Task brief: Your task is to retype, word for word, the lines from the start of the data through the line holding "const unitLabel = 'MSEK';". Do not include the pictures.
--- Information provided ---
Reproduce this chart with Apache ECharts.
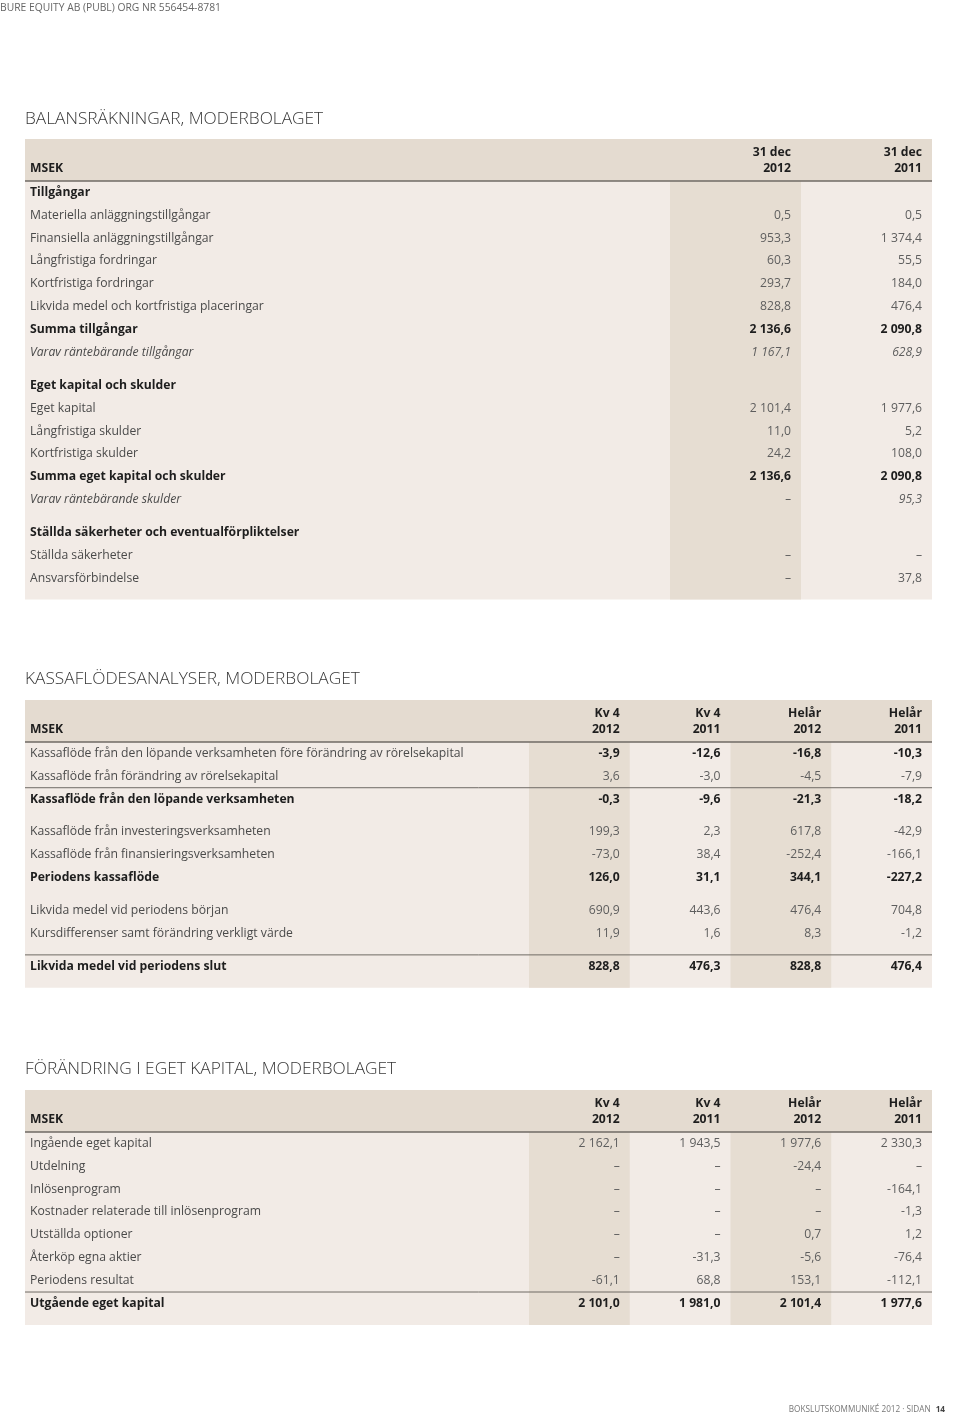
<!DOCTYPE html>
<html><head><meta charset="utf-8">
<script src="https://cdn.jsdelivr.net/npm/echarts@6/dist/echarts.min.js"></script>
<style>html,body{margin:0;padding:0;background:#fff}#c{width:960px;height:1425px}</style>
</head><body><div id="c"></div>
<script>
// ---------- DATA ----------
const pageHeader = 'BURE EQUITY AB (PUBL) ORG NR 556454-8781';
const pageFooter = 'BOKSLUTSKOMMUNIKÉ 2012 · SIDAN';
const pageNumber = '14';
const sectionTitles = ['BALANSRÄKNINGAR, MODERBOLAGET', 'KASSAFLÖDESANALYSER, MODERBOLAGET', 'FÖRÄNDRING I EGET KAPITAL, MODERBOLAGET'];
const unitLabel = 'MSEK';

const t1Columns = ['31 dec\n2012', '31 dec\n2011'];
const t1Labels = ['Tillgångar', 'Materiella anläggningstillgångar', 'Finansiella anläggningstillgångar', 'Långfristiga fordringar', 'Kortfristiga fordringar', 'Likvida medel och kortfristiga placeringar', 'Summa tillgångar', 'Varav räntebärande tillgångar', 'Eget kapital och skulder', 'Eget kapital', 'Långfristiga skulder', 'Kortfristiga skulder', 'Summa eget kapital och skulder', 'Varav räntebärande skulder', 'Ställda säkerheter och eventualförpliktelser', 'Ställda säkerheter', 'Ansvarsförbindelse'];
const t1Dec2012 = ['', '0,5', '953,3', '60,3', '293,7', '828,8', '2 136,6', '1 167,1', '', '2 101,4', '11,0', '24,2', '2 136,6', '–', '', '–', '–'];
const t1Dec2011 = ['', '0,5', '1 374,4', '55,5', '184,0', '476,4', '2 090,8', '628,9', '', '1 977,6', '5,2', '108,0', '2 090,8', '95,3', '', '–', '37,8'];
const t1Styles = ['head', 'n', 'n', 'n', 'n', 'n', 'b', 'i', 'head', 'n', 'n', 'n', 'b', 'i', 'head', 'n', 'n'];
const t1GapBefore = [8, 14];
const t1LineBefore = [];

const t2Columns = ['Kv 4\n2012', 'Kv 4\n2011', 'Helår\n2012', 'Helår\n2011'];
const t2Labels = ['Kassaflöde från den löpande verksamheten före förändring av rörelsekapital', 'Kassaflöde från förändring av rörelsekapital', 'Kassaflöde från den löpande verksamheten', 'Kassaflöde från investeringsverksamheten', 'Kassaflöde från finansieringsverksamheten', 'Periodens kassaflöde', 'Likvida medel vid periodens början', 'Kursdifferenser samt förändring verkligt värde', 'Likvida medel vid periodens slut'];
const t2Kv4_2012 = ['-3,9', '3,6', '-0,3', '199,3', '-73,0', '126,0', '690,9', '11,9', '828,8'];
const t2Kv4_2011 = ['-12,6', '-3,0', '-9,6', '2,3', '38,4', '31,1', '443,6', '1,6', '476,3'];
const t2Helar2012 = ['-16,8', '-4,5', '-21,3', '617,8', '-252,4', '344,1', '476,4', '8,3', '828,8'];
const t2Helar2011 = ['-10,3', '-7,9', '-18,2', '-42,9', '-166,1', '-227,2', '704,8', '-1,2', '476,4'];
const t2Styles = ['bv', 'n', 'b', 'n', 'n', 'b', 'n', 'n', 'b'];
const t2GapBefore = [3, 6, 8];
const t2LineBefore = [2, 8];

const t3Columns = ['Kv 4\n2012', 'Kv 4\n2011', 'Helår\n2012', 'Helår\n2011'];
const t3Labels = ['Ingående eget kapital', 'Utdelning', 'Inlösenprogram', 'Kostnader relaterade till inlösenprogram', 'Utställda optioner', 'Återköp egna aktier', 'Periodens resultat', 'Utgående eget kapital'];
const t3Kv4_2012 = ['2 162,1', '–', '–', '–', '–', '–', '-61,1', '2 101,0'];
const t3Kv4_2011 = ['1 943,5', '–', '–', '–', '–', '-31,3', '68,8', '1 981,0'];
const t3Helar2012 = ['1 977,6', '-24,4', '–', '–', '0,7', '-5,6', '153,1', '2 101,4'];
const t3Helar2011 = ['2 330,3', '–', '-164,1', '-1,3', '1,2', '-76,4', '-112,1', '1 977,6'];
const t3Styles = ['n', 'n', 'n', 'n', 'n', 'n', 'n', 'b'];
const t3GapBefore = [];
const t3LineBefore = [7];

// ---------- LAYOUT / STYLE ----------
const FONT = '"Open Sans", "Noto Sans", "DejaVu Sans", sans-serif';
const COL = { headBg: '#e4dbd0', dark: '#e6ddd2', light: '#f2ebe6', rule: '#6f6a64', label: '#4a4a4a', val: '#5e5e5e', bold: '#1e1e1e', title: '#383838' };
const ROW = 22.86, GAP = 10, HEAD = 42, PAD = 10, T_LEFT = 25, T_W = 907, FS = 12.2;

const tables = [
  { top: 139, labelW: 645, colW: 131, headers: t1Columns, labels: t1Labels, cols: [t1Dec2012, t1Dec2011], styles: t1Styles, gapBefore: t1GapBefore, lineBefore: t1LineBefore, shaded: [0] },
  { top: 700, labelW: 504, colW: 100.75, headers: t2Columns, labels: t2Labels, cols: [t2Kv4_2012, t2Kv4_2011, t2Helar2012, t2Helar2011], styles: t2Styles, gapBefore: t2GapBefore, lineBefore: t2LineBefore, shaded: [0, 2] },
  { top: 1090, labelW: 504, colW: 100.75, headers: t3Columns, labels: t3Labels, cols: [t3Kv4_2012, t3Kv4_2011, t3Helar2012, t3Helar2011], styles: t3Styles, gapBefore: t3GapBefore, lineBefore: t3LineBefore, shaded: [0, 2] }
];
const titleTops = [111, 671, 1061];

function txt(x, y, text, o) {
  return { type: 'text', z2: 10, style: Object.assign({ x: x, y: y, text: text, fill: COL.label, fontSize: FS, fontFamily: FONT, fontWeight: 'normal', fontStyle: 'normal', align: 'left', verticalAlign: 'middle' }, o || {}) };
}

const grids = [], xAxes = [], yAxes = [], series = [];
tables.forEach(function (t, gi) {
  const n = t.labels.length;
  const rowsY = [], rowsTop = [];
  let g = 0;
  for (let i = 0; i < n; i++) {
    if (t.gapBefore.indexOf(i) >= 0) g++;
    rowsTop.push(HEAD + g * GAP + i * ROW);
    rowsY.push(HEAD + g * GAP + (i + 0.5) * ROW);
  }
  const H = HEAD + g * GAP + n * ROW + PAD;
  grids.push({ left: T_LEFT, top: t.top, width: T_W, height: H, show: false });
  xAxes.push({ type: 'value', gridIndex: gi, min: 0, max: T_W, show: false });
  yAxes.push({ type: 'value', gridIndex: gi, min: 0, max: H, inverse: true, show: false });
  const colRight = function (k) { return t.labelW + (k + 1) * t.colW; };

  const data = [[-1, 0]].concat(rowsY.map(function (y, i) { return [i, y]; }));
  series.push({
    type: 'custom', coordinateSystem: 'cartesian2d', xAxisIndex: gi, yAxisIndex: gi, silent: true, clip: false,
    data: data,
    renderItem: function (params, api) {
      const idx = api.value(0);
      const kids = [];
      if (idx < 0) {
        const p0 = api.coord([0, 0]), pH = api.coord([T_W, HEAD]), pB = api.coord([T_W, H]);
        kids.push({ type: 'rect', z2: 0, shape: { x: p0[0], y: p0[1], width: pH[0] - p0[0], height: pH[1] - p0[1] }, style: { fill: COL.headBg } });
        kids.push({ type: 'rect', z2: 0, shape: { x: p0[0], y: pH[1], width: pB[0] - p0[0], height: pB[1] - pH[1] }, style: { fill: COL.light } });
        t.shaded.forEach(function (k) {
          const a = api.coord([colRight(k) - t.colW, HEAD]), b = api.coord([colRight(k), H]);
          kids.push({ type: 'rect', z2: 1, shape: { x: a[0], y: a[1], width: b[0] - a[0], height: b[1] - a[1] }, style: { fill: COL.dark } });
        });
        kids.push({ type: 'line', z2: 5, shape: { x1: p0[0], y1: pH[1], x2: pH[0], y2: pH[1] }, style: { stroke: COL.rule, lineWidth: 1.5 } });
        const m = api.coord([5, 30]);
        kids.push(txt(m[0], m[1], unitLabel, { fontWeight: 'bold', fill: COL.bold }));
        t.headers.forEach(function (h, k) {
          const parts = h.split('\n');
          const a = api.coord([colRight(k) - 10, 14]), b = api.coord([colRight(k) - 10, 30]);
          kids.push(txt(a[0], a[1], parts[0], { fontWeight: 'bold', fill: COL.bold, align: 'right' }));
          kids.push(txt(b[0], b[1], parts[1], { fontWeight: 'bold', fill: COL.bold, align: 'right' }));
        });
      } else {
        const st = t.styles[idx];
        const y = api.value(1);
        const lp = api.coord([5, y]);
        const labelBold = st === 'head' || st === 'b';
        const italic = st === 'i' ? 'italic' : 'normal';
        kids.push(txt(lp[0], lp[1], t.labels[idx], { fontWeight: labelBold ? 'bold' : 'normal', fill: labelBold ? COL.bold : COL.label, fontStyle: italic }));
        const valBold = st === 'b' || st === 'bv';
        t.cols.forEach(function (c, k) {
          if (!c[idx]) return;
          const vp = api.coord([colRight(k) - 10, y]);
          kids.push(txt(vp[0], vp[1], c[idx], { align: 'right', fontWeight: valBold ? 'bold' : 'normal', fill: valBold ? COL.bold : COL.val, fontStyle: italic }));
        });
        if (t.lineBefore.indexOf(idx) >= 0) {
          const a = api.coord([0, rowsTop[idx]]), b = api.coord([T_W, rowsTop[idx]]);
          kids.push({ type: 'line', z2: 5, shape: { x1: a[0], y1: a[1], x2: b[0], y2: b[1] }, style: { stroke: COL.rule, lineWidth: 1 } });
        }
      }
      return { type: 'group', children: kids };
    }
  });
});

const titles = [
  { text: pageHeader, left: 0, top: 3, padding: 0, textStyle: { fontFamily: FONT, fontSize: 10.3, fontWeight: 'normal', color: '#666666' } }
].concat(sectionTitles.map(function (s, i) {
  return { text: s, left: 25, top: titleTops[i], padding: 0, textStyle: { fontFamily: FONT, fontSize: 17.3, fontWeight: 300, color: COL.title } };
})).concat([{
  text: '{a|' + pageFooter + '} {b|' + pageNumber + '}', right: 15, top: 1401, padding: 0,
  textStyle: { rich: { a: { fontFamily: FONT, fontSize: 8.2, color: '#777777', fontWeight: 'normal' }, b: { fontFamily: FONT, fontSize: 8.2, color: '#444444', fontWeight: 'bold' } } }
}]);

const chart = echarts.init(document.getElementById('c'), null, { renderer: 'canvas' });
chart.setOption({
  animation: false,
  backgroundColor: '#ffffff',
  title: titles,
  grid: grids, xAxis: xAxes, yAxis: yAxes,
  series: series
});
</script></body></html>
---
Exercise result:
Reproduce this chart with Apache ECharts.
<!DOCTYPE html>
<html><head><meta charset="utf-8">
<script src="https://cdn.jsdelivr.net/npm/echarts@6/dist/echarts.min.js"></script>
<style>html,body{margin:0;padding:0;background:#fff}#c{width:960px;height:1425px}</style>
</head><body><div id="c"></div>
<script>
// ---------- DATA ----------
const pageHeader = 'BURE EQUITY AB (PUBL) ORG NR 556454-8781';
const pageFooter = 'BOKSLUTSKOMMUNIKÉ 2012 · SIDAN';
const pageNumber = '14';
const sectionTitles = ['BALANSRÄKNINGAR, MODERBOLAGET', 'KASSAFLÖDESANALYSER, MODERBOLAGET', 'FÖRÄNDRING I EGET KAPITAL, MODERBOLAGET'];
const unitLabel = 'MSEK';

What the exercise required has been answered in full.